Discovery Learning
Hiero II requested that Archimedes find a method for determining whether a crown was pure gold or alloyed with silver. When he stepped into a bath he realized that a given weight of gold would displace less water than an equal weight of silver (which is less dense than gold); at this point he shouted, “EUREKA” (I have found it!). Discovery learning is based on this “Aha!” method.
Discovery Learning is an inquiry-based learning method. The concept of discovery learning has appeared numerous times throughout history as a part of the educational philosophy of many great philosophers particularly Rousseau, Pestalozzi and Dewey. “There is an intimate and necessary relation between the processes of actual experience and education” wrote Dewey. It also enjoys the support of learning theorists and psychologists, such as Piaget, Bruner, and Papert. It has enjoyed a few positive swings of the educational-trend pendulum in American education, but it has never received overwhelming acceptance.

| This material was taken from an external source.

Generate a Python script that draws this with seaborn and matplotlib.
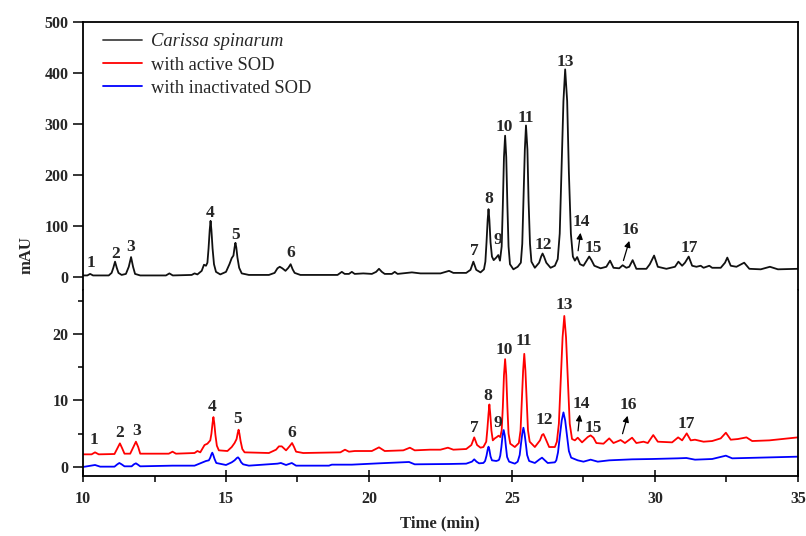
import numpy as np
import matplotlib
matplotlib.use("Agg")
import matplotlib.pyplot as plt
import seaborn as sns

# chromatogram traces: (time in min, absorbance in mAU)
black = [(10.0, 3), (10.15, 3), (10.25, 6), (10.35, 3), (10.9, 3), (11.0, 8), (11.06, 18), (11.12, 30),
         (11.18, 18), (11.24, 8), (11.35, 4), (11.5, 6), (11.6, 20), (11.68, 39), (11.75, 20), (11.82, 6),
         (12.0, 3), (12.9, 3), (13.02, 7), (13.14, 3), (13.8, 4), (13.9, 7), (14.0, 5), (14.15, 12),
         (14.23, 24), (14.3, 22), (14.35, 28), (14.39, 56), (14.43, 92), (14.46, 110), (14.49, 92),
         (14.53, 56), (14.58, 25), (14.65, 10), (14.8, 5), (15.0, 10), (15.12, 25), (15.2, 37), (15.26, 42),
         (15.3, 58), (15.33, 67), (15.36, 58), (15.4, 38), (15.46, 18), (15.55, 7), (15.8, 4), (16.5, 4),
         (16.7, 8), (16.8, 17), (16.88, 20), (16.97, 17), (17.08, 12), (17.18, 18), (17.26, 25), (17.33, 15),
         (17.4, 8), (17.6, 4), (18.5, 4), (18.9, 4), (19.05, 10), (19.15, 6), (19.3, 6), (19.4, 10),
         (19.5, 6), (19.8, 7), (20.1, 6), (20.25, 10), (20.35, 16), (20.45, 10), (20.55, 6), (20.8, 6),
         (20.9, 10), (21.0, 6), (21.5, 9), (21.8, 7), (22.5, 7), (22.8, 12), (22.95, 8), (23.4, 8),
         (23.55, 14), (23.65, 30), (23.75, 14), (23.9, 9), (24.02, 15), (24.07, 30), (24.11, 68),
         (24.15, 112), (24.18, 133), (24.21, 112), (24.25, 68), (24.3, 40), (24.36, 33), (24.45, 38),
         (24.52, 43), (24.58, 32), (24.64, 60), (24.68, 140), (24.72, 235), (24.76, 277), (24.8, 235),
         (24.84, 140), (24.88, 60), (24.93, 25), (25.05, 15), (25.2, 20), (25.31, 28), (25.36, 65),
         (25.4, 150), (25.45, 250), (25.49, 297), (25.54, 250), (25.58, 150), (25.63, 65), (25.68, 30),
         (25.8, 18), (25.95, 28), (26.02, 40), (26.07, 46), (26.12, 40), (26.2, 28), (26.35, 18),
         (26.5, 22), (26.6, 35), (26.67, 85), (26.73, 205), (26.8, 345), (26.86, 407), (26.93, 345),
         (26.99, 205), (27.06, 85), (27.13, 40), (27.2, 32), (27.28, 39), (27.38, 25), (27.5, 22),
         (27.62, 33), (27.7, 40), (27.78, 33), (27.88, 22), (28.1, 17), (28.3, 20), (28.43, 32),
         (28.55, 18), (28.75, 17), (28.87, 23), (29.0, 18), (29.1, 20), (29.22, 33), (29.35, 16),
         (29.7, 16), (29.82, 25), (29.97, 42), (30.1, 20), (30.4, 16), (30.7, 20), (30.82, 30),
         (30.95, 22), (31.05, 28), (31.18, 40), (31.3, 22), (31.45, 20), (31.6, 22), (31.7, 18),
         (31.9, 22), (32.0, 18), (32.3, 18), (32.45, 28), (32.53, 38), (32.65, 22), (32.85, 20),
         (33.12, 28), (33.3, 16), (33.7, 15), (34.02, 20), (34.3, 15), (35.0, 16)]

red = [(10.0, 1.9), (10.3, 1.9), (10.42, 2.2), (10.55, 1.9), (11.1, 1.95), (11.2, 2.8), (11.29, 3.55),
       (11.37, 2.8), (11.45, 2.0), (11.65, 2.0), (11.76, 3.0), (11.85, 3.8), (11.93, 3.0), (12.0, 2.0),
       (13.0, 2.0), (13.13, 2.3), (13.25, 2.0), (13.9, 2.1), (14.0, 2.4), (14.1, 2.2), (14.25, 3.3),
       (14.35, 3.5), (14.45, 4.0), (14.49, 5.0), (14.53, 6.6), (14.56, 7.5), (14.59, 6.6), (14.63, 4.8),
       (14.68, 3.2), (14.75, 2.5), (15.05, 2.4), (15.2, 3.0), (15.3, 3.6), (15.37, 4.2), (15.41, 5.1),
       (15.44, 5.6), (15.47, 5.0), (15.51, 3.9), (15.57, 2.7), (15.65, 2.2), (16.5, 2.1), (16.75, 2.6),
       (16.85, 3.1), (16.95, 3.1), (17.1, 2.5), (17.22, 3.1), (17.31, 3.6), (17.38, 3.0), (17.45, 2.3),
       (17.7, 2.1), (19.0, 2.2), (19.16, 2.6), (19.3, 2.3), (19.5, 2.4), (20.1, 2.4), (20.35, 2.95),
       (20.55, 2.4), (21.2, 2.5), (21.43, 2.9), (21.6, 2.5), (22.13, 2.6), (22.5, 2.6), (22.76, 2.9),
       (22.95, 2.6), (23.4, 2.7), (23.58, 3.3), (23.68, 4.45), (23.78, 3.3), (23.9, 2.9), (24.0, 3.0),
       (24.1, 3.8), (24.14, 5.7), (24.18, 8.0), (24.21, 9.4), (24.24, 8.0), (24.28, 5.5), (24.33, 4.0),
       (24.4, 4.3), (24.47, 4.5), (24.53, 4.7), (24.59, 4.5), (24.64, 5.5), (24.68, 9.0), (24.72, 13.8),
       (24.76, 16.2), (24.8, 13.8), (24.84, 9.0), (24.88, 5.0), (24.94, 3.5), (25.1, 3.0), (25.24, 3.6),
       (25.3, 5.5), (25.34, 9.5), (25.39, 14.5), (25.43, 17.0), (25.47, 14.5), (25.52, 9.5), (25.56, 5.5),
       (25.62, 3.8), (25.8, 3.0), (25.98, 4.0), (26.05, 4.8), (26.1, 4.95), (26.16, 4.4), (26.3, 3.0),
       (26.5, 3.0), (26.57, 3.8), (26.64, 6.5), (26.7, 12.5), (26.77, 19.5), (26.83, 22.7), (26.89, 19.5),
       (26.96, 12.5), (27.02, 6.5), (27.1, 4.2), (27.2, 4.0), (27.3, 4.4), (27.45, 3.7), (27.65, 4.5),
       (27.75, 4.75), (27.85, 4.4), (27.95, 3.6), (28.2, 3.5), (28.4, 4.3), (28.55, 3.6), (28.8, 4.05),
       (28.95, 3.6), (29.2, 4.4), (29.35, 3.6), (29.6, 3.8), (29.75, 3.6), (29.94, 4.8), (30.1, 3.8),
       (30.6, 3.7), (30.81, 4.45), (30.95, 4.0), (31.11, 5.05), (31.25, 4.0), (31.4, 4.1), (31.7, 3.8),
       (32.0, 3.9), (32.3, 4.3), (32.48, 5.15), (32.65, 4.1), (32.9, 4.2), (33.2, 4.45), (33.4, 3.9),
       (34.0, 4.0), (35.0, 4.45)]

blue = [(10.0, 0.0), (10.42, 0.3), (10.6, 0.05), (11.1, 0.05), (11.2, 0.4), (11.27, 0.6), (11.35, 0.4),
        (11.45, 0.1), (11.7, 0.1), (11.78, 0.4), (11.85, 0.55), (11.92, 0.35), (12.0, 0.1), (13.13, 0.2),
        (13.9, 0.2), (14.3, 0.9), (14.4, 1.0), (14.45, 1.4), (14.49, 1.9), (14.52, 2.15), (14.55, 1.85),
        (14.6, 1.2), (14.66, 0.6), (15.0, 0.3), (15.2, 0.7), (15.3, 1.0), (15.38, 1.35), (15.42, 1.45),
        (15.47, 1.2), (15.53, 0.7), (15.6, 0.4), (15.8, 0.2), (16.8, 0.5), (16.92, 0.6), (17.1, 0.3),
        (17.3, 0.6), (17.45, 0.2), (18.6, 0.2), (18.7, 0.35), (19.4, 0.35), (20.35, 0.55), (21.4, 0.75),
        (21.6, 0.4), (22.8, 0.45), (23.4, 0.5), (23.6, 0.8), (23.68, 1.15), (23.76, 0.8), (23.85, 0.55),
        (24.0, 0.6), (24.06, 0.9), (24.11, 1.7), (24.15, 2.6), (24.18, 3.05), (24.21, 2.6), (24.25, 1.6),
        (24.3, 1.0), (24.45, 0.9), (24.52, 1.0), (24.55, 1.1), (24.59, 1.7), (24.63, 3.0), (24.67, 4.7),
        (24.71, 5.55), (24.75, 4.7), (24.79, 3.0), (24.83, 1.5), (24.9, 0.8), (25.1, 0.5), (25.2, 0.8),
        (25.27, 1.8), (25.31, 3.3), (25.36, 5.0), (25.4, 5.9), (25.44, 5.0), (25.49, 3.3), (25.53, 1.8),
        (25.6, 0.9), (25.8, 0.6), (25.95, 1.1), (26.05, 1.4), (26.15, 1.0), (26.25, 0.6), (26.5, 0.7),
        (26.55, 1.0), (26.61, 2.2), (26.67, 4.5), (26.74, 7.0), (26.8, 8.2), (26.86, 7.0), (26.93, 4.5),
        (26.99, 2.4), (27.07, 1.4), (27.3, 1.0), (27.5, 0.8), (27.75, 1.1), (28.0, 0.8), (28.4, 1.0),
        (29.2, 1.15), (29.9, 1.2), (30.8, 1.3), (31.1, 1.35), (31.4, 1.1), (32.0, 1.2), (32.48, 1.7),
        (32.7, 1.3), (35.0, 1.55)]

# peak numbers and where they are written
peak_ids = [str(i) for i in range(1, 18)]
top_lab_t = [10.28, 11.15, 11.68, 14.44, 15.35, 17.27, 23.67, 24.2, 24.51, 24.72, 25.49,
             26.08, 26.85, 27.41, 27.83, 29.13, 31.19]
top_lab_v = [27, 45, 59, 125, 82, 47, 51, 153, 72, 294, 312, 63, 422, 108, 57, 92, 57]
bot_lab_t = [10.38, 11.29, 11.89, 14.51, 15.42, 17.31, 23.67, 24.16, 24.51, 24.72, 25.42,
             26.12, 26.82, 27.41, 27.83, 29.06, 31.08]
bot_lab_v = [4.1, 5.1, 5.4, 9.0, 7.2, 5.1, 5.9, 10.7, 6.6, 17.6, 18.9, 7.0, 24.4,
             9.5, 5.9, 9.3, 6.5]
# arrows for peaks 14 and 16: (tail t, tail v, head t, head v)
top_arrows = [(27.30, 46, 27.41, 92), (28.87, 27, 29.13, 76)]
bot_arrows = [(27.30, 5.0, 27.38, 8.3), (28.84, 4.6, 29.07, 8.1)]

black_t, black_v = zip(*black)
red_t, red_v = zip(*red)
blue_t, blue_v = zip(*blue)

sns.set_style("ticks")
plt.rcParams["font.family"] = ["Liberation Serif", "DejaVu Serif"]

fig = plt.figure(figsize=(8.06, 5.36), dpi=100)
ax_top = fig.add_axes([0.103, 0.459, 0.887, 0.500])
ax_bot = fig.add_axes([0.103, 0.112, 0.887, 0.347])

sns.lineplot(x=list(black_t), y=list(black_v), ax=ax_top, color="#111111", lw=1.3,
             label="Carissa spinarum", estimator=None)
sns.lineplot(x=list(red_t), y=list(red_v), ax=ax_bot, color="#ff0000", lw=1.3,
             label="with active SOD", estimator=None)
sns.lineplot(x=list(blue_t), y=list(blue_v), ax=ax_bot, color="#0000ff", lw=1.3,
             label="with inactivated SOD", estimator=None)

lab_font = dict(fontsize=12.5, fontweight="bold", ha="center", va="center")
for pid, t, v in zip(peak_ids, top_lab_t, top_lab_v):
    ax_top.text(t, v, pid, **lab_font)
for pid, t, v in zip(peak_ids, bot_lab_t, bot_lab_v):
    ax_bot.text(t, v, pid, **lab_font)
arrow_style = dict(arrowstyle="-|>", color="black", lw=0.9, mutation_scale=9)
for x0, y0, x1, y1 in top_arrows:
    ax_top.annotate("", xy=(x1, y1), xytext=(x0, y0), arrowprops=arrow_style)
for x0, y0, x1, y1 in bot_arrows:
    ax_bot.annotate("", xy=(x1, y1), xytext=(x0, y0), arrowprops=arrow_style)

for ax in (ax_top, ax_bot):
    ax.set_xlim(10, 35)
    ax.set_xlabel("")
    ax.set_ylabel("")
    for s in ax.spines.values():
        s.set_linewidth(1.3)
        s.set_color("black")
    ax.tick_params(axis="y", which="major", direction="out", length=7, width=1.3,
                   labelsize=11.5)
    ax.tick_params(axis="y", which="minor", direction="out", length=3.5, width=1.3)

ax_top.set_ylim(-25.5, 500)
ax_top.set_yticks([0, 100, 200, 300, 400, 500])
ax_top.spines["bottom"].set_visible(False)
ax_top.tick_params(axis="x", which="both", bottom=False, labelbottom=False)

ax_bot.set_ylim(-1.35, 26.6)
ax_bot.set_yticks([0, 10, 20])
ax_bot.set_yticks([5, 15, 25], minor=True)
ax_bot.spines["top"].set_visible(False)
ax_bot.set_xticks(np.arange(10, 36, 5))
ax_bot.set_xticks(np.arange(12.5, 35, 5), minor=True)
ax_bot.tick_params(axis="x", which="major", direction="inout", length=9, width=1.3,
                   labelsize=11.5, pad=6)
ax_bot.tick_params(axis="x", which="minor", direction="out", length=4, width=1.3)
for lbl in ax_top.get_yticklabels() + ax_bot.get_yticklabels() + ax_bot.get_xticklabels():
    lbl.set_fontweight("bold")

ax_bot.get_legend().remove()
handles = ax_top.get_legend_handles_labels()[0] + ax_bot.get_legend_handles_labels()[0]
labels = ["Carissa spinarum", "with active SOD", "with inactivated SOD"]
leg = ax_top.legend(handles, labels, loc="upper left", bbox_to_anchor=(0.028, 0.957),
                    frameon=False, fontsize=13.3, handlelength=2.1, handletextpad=0.5,
                    labelspacing=0.33, borderpad=0, borderaxespad=0)
leg.get_texts()[0].set_style("italic")
leg.get_lines()[0].set_color("#444444")

fig.text(440 / 806, 1 - 523 / 536, "Time (min)", ha="center", va="center",
         fontsize=12, fontweight="bold")
fig.text(27 / 806, 1 - 255 / 536, "mAU", ha="center", va="center", rotation=90,
         fontsize=12, fontweight="bold")

fig.savefig("out.png", dpi=100)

You can't teach people everything they need to know. The best you can do is position them where they can find what they need to know when they need to know it. - Seymour Papert
Discovery learning takes place most notably in problem solving situations where the learner draws on his own experience and prior knowledge to discover the truths that are to be learned. It is a personal, internal, constructivist learning environment. Bruner wrote, “Emphasis on discovery in learning has precisely the effect on the learner of leading him to be a constructionist, to organize what he is encountering in a manner not only designed to discover regularity and relatedness, but also to avoid the kind of information drift that fails to keep account of the uses to which information might have to be put.”